The report said the government had to tackle driver behaviour as well as car technology to reduce transport emissions. Cycling should be encouraged by re-allocating road space for its use and car use discouraged by such measures as taxes and levies.

Jillian Anable, head of transport research at UKERC, welcomed the idea of electric cars but said they alone were not the answer. "They're being billed as policies to affect the low-carbon car market and that's very one-dimensional. [The government needs] a set of policies around low-carbon transport transformation so the grants that we see need to be more widely […] targeted to low-carbon travel behaviour."

Road transport accounts for 22 percent of the UK's total carbon emissions, with more than half of that coming from cars. The UKERC report looked at more than 500 international studies examining different policies aimed at reducing carbon dioxide emissions from road transport. .

To enable really significant emissions reductions, Anable said that government should encourage people to reduce their overall dependence on cars by walking or cycling more, working from home or joining car clubs, where several people share a pool of vehicles. "In future, people need to change the types of journeys they're making, not just the mode they're travelling on, not just the technologies of their vehicles.

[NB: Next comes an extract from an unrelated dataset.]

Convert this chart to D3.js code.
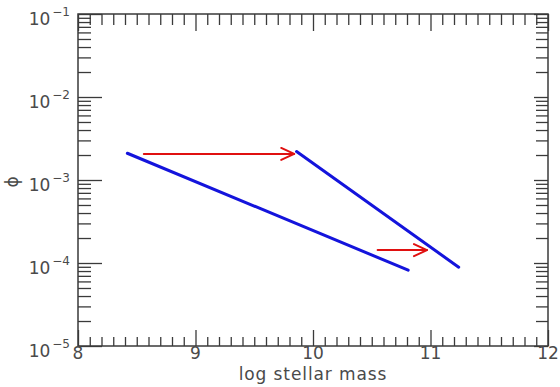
<!DOCTYPE html>
<html>
<head>
<meta charset="utf-8">
<script src="https://cdn.jsdelivr.net/npm/d3@7"></script>
<style>
  html, body { margin: 0; padding: 0; background: #fff; }
  svg { display: block; }
</style>
</head>
<body>
<svg id="chart" width="560" height="387"></svg>
<script>
// Mass function shift: two power-law segments and the arrows linking them
const xTickValues = [8, 9, 10, 11, 12];
const yExponents = [-1, -2, -3, -4, -5];

const lowerMass = [8.42, 10.81];
const lowerPhi = [2.1e-3, 8.2e-5];

const upperMass = [9.86, 11.24];
const upperPhi = [2.2e-3, 8.9e-5];

const arrowFrom = [8.56, 10.55];
const arrowTo = [9.84, 10.97];
const arrowPhi = [2.06e-3, 1.43e-4];

const svg = d3.select("#chart");
const plot = { left: 78, right: 548, top: 14, bottom: 346 };
const axisColor = "#3a3a3a";
const textColor = "#4a4a4a";
const font = "DejaVu Sans, sans-serif";

const x = d3.scaleLinear().domain([8, 12]).range([plot.left, plot.right]);
const y = d3.scaleLog().domain([1e-5, 1e-1]).range([plot.bottom, plot.top]);

// minor ticks
const xMinor = d3.range(80, 121).map(v => v / 10).filter(v => !xTickValues.includes(v));
const yMajor = yExponents.map(e => Math.pow(10, e));
const yMinor = [];
for (let e = -5; e < -1; e++) for (let m = 2; m <= 9; m++) yMinor.push(m * Math.pow(10, e));

function styleAxis(g) {
  g.select(".domain").remove();
  g.selectAll("text").remove();
  g.selectAll("line").attr("stroke", axisColor).attr("stroke-width", 1.3);
}

function addAxis(axis, tx, ty) {
  svg.append("g").attr("transform", `translate(${tx},${ty})`).call(axis).call(styleAxis);
}

// bottom axis (ticks pointing inward)
addAxis(d3.axisBottom(x).tickValues(xTickValues).tickSize(-16), 0, plot.bottom);
addAxis(d3.axisBottom(x).tickValues(xMinor).tickSize(-9), 0, plot.bottom);
// top axis
addAxis(d3.axisTop(x).tickValues(xTickValues).tickSize(-17), 0, plot.top);
addAxis(d3.axisTop(x).tickValues(xMinor).tickSize(-11), 0, plot.top);
// left axis
addAxis(d3.axisLeft(y).tickValues(yMajor).tickSize(-24), plot.left, 0);
addAxis(d3.axisLeft(y).tickValues(yMinor).tickSize(-13), plot.left, 0);
// right axis
addAxis(d3.axisRight(y).tickValues(yMajor).tickSize(-14), plot.right, 0);
addAxis(d3.axisRight(y).tickValues(yMinor).tickSize(-12), plot.right, 0);

// frame
svg.append("rect")
  .attr("x", plot.left).attr("y", plot.top)
  .attr("width", plot.right - plot.left).attr("height", plot.bottom - plot.top)
  .attr("fill", "none").attr("stroke", axisColor).attr("stroke-width", 1.5);

// x tick labels
svg.append("g").selectAll("text").data(xTickValues).join("text")
  .attr("x", d => x(d)).attr("y", plot.bottom + 13)
  .attr("text-anchor", "middle")
  .attr("font-family", font).attr("font-size", 17).attr("fill", textColor)
  .text(d => d);

// y tick labels: 10 with superscript exponent
const yl = svg.append("g").selectAll("text").data(yExponents).join("text")
  .attr("x", plot.left - 8).attr("y", d => y(Math.pow(10, d)) + 11)
  .attr("text-anchor", "end")
  .attr("font-family", font).attr("fill", textColor);
yl.append("tspan").attr("font-size", 17).text("10");
yl.append("tspan").attr("font-size", 12).attr("dx", 2).attr("dy", -9).text(d => "\u2212" + (-d));

// axis titles
svg.append("text")
  .attr("x", (plot.left + plot.right) / 2).attr("y", plot.bottom + 34)
  .attr("text-anchor", "middle")
  .attr("font-family", font).attr("font-size", 17).attr("letter-spacing", 0.9)
  .attr("fill", textColor)
  .text("log stellar mass");

svg.append("text")
  .attr("transform", `translate(18,${y(1e-3) + 2}) rotate(-90)`)
  .attr("text-anchor", "middle")
  .attr("font-family", font).attr("font-size", 17).attr("fill", textColor)
  .text("\u03d5");

// power-law segments
const line = d3.line().x(d => x(d[0])).y(d => y(d[1]));
const segments = [d3.zip(lowerMass, lowerPhi), d3.zip(upperMass, upperPhi)];
svg.append("g").selectAll("path").data(segments).join("path")
  .attr("d", line)
  .attr("fill", "none").attr("stroke", "#1414dc")
  .attr("stroke-width", 3).attr("stroke-linecap", "round");

// arrows
const arrows = d3.range(arrowFrom.length).map(i => ({ x0: arrowFrom[i], x1: arrowTo[i], p: arrowPhi[i] }));
const ag = svg.append("g").attr("stroke", "#e01010").attr("stroke-width", 2).attr("fill", "none")
  .attr("stroke-linecap", "round").attr("stroke-linejoin", "round");
ag.selectAll("line").data(arrows).join("line")
  .attr("x1", d => x(d.x0)).attr("x2", d => x(d.x1))
  .attr("y1", d => y(d.p)).attr("y2", d => y(d.p));
ag.selectAll("path").data(arrows).join("path")
  .attr("d", d => {
    const tx = x(d.x1), ty = y(d.p);
    return `M${tx - 13},${ty - 6}L${tx},${ty}L${tx - 13},${ty + 6}`;
  });
</script>
</body>
</html>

That means the length and destination of journeys, and so on."

If shorter journeys were undertaken by bike and foot to the degree they are in many Northern European countries this could reduce UK transport emissions by some 6 percent - or even more if planning policies were introduced to help reduce distances to vital services - the report stated. The report specifically criticised the government for failing to calculate the potential carbon reducing effects of pro-bike policies.

Friends of the Earth's transport campaigner Tony Bosworth believed the UKERC report was "further evidence that we need a green transport revolution. Low carbon cars, though important, are not enough to tackle transport's contribution to climate change — we must also change how and how much we travel. The RAC revealed this week that people use their cars for over three quarters of journeys between two and three miles long — with proper facilities in place, there's no reason why these journeys couldn't easily be made by bus, bicycle or on foot."

A Department for Transport spokesperson said: "We agree that in order to tackle climate change we need to do more than support electric cars. That is why in addition to the £400m to encourage development and uptake of ultra-low emission vehicles, we also spend £2.5bn a year on buses, £140m on cycling and require local authorities to factor in the impact on the environment when developing their transport strategies."